▸ Data to process:
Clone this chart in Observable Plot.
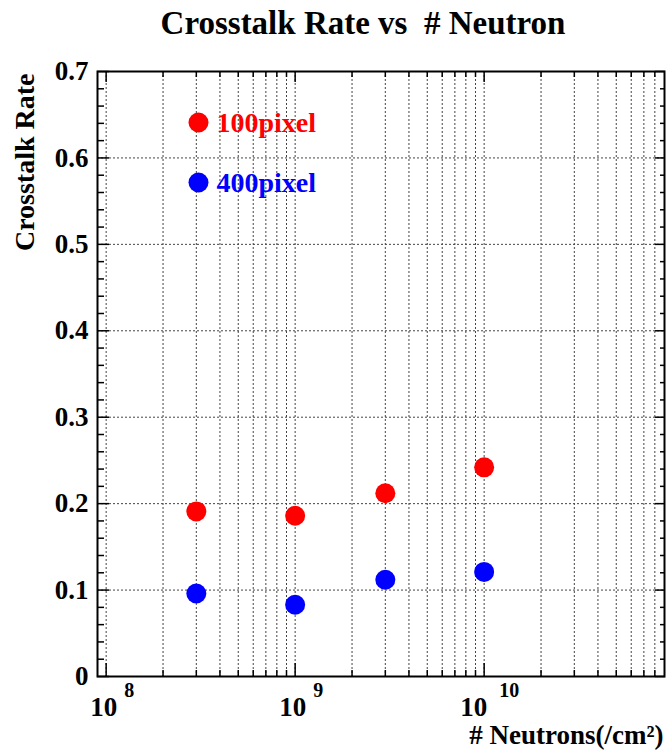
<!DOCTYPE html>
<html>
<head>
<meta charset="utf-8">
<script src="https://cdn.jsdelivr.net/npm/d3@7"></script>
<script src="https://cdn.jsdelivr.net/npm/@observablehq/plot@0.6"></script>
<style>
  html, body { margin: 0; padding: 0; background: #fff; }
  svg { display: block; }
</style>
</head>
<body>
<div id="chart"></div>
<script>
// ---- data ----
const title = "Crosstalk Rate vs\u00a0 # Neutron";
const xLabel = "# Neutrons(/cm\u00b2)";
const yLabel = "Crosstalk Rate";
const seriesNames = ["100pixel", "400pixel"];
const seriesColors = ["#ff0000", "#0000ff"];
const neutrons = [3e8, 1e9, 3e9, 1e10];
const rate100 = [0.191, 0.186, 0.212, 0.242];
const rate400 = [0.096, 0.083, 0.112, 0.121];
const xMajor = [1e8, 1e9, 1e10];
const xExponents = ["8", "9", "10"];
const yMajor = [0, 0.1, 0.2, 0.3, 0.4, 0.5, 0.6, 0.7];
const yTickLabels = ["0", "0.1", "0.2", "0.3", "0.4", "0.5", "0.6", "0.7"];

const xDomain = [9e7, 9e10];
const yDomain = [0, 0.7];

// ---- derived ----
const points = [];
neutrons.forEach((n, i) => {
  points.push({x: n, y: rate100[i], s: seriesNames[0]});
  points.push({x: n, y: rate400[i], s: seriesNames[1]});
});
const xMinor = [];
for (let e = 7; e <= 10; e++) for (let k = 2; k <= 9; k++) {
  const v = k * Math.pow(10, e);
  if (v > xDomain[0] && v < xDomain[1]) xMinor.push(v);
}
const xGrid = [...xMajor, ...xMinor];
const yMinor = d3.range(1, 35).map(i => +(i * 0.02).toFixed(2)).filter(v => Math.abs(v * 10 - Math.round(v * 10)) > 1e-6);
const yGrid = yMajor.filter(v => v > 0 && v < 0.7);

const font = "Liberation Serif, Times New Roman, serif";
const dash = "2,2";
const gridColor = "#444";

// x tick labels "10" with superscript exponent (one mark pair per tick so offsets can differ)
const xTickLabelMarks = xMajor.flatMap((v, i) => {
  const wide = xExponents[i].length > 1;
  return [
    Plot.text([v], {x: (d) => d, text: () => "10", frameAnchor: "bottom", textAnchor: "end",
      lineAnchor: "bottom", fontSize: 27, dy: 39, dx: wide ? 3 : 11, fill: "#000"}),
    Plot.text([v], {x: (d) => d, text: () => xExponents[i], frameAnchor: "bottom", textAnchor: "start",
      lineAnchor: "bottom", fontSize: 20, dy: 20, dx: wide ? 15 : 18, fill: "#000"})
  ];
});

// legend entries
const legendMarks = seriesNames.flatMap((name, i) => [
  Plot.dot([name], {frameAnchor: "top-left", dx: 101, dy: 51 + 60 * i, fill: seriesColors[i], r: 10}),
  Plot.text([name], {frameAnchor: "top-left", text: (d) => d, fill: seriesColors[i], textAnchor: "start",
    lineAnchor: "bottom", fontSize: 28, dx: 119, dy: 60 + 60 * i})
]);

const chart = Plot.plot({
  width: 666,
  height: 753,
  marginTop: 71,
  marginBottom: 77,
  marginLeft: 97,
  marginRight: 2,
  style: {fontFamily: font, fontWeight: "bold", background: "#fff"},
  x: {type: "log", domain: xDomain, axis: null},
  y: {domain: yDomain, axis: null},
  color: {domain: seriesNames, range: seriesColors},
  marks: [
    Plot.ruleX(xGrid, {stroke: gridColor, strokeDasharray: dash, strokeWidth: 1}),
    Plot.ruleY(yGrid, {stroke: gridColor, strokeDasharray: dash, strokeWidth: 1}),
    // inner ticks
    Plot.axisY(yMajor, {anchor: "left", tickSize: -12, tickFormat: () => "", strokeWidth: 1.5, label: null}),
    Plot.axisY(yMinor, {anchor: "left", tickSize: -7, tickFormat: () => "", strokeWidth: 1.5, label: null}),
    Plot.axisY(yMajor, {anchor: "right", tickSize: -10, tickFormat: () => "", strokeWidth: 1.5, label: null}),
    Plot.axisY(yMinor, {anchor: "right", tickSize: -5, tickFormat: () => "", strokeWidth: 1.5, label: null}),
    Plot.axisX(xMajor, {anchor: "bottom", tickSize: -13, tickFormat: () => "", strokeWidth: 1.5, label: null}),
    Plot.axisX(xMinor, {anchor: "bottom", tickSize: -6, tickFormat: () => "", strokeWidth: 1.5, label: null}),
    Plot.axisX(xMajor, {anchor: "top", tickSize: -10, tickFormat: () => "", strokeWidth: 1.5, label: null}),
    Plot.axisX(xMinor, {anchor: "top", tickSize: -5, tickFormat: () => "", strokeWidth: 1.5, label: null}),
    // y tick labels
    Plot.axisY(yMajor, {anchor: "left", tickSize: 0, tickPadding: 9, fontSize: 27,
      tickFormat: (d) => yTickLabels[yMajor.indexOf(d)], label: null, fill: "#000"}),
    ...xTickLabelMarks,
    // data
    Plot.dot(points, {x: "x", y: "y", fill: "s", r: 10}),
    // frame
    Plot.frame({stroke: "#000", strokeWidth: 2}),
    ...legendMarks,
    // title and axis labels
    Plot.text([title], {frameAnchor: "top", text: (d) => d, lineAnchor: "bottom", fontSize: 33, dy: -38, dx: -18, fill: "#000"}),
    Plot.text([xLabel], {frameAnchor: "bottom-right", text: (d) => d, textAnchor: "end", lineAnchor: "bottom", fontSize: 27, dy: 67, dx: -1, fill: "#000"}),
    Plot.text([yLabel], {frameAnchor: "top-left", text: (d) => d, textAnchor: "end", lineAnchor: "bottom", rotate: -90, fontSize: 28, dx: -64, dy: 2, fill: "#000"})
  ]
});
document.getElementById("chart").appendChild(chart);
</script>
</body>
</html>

* * *

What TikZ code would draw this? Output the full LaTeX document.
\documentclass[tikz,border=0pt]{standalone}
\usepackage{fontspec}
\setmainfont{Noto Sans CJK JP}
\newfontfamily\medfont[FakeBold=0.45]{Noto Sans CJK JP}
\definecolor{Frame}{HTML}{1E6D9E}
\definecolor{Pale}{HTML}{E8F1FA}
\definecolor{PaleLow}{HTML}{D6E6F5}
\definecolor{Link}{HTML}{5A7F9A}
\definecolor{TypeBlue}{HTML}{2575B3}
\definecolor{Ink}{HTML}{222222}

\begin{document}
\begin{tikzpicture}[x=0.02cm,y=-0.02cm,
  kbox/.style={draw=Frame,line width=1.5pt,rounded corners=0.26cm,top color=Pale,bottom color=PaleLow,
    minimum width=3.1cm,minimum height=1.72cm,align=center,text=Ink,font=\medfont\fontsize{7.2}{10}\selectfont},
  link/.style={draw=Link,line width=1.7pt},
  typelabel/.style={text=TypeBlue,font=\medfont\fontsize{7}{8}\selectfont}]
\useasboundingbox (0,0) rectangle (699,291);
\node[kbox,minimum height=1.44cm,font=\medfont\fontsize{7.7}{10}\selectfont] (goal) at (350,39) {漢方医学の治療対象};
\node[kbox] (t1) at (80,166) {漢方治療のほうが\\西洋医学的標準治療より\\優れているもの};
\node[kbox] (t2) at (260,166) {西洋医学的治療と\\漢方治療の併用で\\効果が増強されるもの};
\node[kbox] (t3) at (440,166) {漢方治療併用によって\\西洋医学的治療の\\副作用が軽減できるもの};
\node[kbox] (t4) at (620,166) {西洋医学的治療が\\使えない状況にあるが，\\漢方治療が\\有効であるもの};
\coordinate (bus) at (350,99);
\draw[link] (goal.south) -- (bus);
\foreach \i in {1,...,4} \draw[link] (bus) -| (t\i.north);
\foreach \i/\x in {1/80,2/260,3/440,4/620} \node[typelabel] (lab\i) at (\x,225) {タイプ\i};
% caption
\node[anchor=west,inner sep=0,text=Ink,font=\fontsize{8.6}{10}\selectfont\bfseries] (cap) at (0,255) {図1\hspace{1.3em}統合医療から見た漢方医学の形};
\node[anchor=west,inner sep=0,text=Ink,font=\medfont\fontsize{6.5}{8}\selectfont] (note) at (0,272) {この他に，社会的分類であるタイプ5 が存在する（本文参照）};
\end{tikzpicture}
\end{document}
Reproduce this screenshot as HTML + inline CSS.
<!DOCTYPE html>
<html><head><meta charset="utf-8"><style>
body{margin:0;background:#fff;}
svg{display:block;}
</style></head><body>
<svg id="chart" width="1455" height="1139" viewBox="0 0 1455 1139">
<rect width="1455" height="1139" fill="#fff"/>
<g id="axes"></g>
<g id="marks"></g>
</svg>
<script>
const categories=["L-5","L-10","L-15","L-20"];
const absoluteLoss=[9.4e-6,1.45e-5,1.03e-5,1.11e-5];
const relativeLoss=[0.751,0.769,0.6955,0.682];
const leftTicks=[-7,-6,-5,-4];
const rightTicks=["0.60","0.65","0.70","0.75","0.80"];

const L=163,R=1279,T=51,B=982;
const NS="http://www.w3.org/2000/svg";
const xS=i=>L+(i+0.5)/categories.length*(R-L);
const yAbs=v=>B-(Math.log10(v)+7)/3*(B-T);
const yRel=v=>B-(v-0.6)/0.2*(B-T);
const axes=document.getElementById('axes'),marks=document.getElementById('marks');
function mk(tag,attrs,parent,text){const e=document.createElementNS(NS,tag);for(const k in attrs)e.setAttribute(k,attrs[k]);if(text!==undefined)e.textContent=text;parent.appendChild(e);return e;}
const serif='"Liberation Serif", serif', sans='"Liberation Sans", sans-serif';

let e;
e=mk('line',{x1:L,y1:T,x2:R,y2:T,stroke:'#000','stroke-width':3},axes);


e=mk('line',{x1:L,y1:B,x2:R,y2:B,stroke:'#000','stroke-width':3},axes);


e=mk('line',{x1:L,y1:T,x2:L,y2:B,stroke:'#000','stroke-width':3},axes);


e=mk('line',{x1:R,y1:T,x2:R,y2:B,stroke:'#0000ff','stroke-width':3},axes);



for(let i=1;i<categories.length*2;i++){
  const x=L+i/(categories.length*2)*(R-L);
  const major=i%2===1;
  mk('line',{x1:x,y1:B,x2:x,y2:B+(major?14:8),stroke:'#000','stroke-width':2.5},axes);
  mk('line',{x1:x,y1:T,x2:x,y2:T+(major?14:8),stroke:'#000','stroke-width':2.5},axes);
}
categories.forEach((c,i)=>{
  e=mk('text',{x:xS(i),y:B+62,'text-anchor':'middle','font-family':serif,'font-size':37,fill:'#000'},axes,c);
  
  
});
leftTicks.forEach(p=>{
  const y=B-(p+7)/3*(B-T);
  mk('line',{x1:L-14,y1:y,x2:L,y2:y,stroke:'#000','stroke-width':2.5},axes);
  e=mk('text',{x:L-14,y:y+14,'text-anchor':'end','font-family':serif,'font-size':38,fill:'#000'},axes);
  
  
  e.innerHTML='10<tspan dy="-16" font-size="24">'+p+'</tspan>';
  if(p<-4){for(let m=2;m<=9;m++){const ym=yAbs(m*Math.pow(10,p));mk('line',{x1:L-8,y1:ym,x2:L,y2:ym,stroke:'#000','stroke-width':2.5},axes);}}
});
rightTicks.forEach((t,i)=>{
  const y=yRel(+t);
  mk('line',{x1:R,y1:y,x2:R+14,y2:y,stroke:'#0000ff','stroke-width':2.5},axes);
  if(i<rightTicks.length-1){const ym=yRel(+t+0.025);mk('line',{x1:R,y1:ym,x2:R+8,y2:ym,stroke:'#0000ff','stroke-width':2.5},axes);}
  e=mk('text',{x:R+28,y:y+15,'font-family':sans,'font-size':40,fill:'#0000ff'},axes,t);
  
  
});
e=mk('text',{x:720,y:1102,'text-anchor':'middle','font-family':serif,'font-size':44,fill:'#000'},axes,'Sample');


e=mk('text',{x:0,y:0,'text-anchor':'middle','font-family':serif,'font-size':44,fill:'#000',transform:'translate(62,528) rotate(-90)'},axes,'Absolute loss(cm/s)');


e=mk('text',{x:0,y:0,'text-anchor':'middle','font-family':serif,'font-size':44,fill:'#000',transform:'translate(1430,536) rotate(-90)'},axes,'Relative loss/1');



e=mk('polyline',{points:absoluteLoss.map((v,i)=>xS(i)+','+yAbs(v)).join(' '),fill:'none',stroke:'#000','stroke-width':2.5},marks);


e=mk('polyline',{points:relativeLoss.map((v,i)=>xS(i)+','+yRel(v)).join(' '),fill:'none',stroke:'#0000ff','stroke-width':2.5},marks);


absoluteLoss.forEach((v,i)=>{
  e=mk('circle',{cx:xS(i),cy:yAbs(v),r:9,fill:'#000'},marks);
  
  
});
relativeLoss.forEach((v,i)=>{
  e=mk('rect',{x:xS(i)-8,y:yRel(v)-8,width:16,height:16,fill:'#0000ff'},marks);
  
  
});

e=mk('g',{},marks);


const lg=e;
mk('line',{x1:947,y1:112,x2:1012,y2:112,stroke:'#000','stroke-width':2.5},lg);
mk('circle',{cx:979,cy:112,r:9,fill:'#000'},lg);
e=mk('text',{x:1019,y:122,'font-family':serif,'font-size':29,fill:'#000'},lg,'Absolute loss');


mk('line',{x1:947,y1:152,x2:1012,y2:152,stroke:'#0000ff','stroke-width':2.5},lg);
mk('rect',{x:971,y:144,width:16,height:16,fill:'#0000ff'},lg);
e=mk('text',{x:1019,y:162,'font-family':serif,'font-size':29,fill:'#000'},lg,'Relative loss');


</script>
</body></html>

▸ Short exercise: Search the data for the string "this" and copy each line where it appears.

▸ Result of the task:
Clone this chart in Observable Plot.
What TikZ code would draw this? Output the full LaTeX document.
Reproduce this screenshot as HTML + inline CSS.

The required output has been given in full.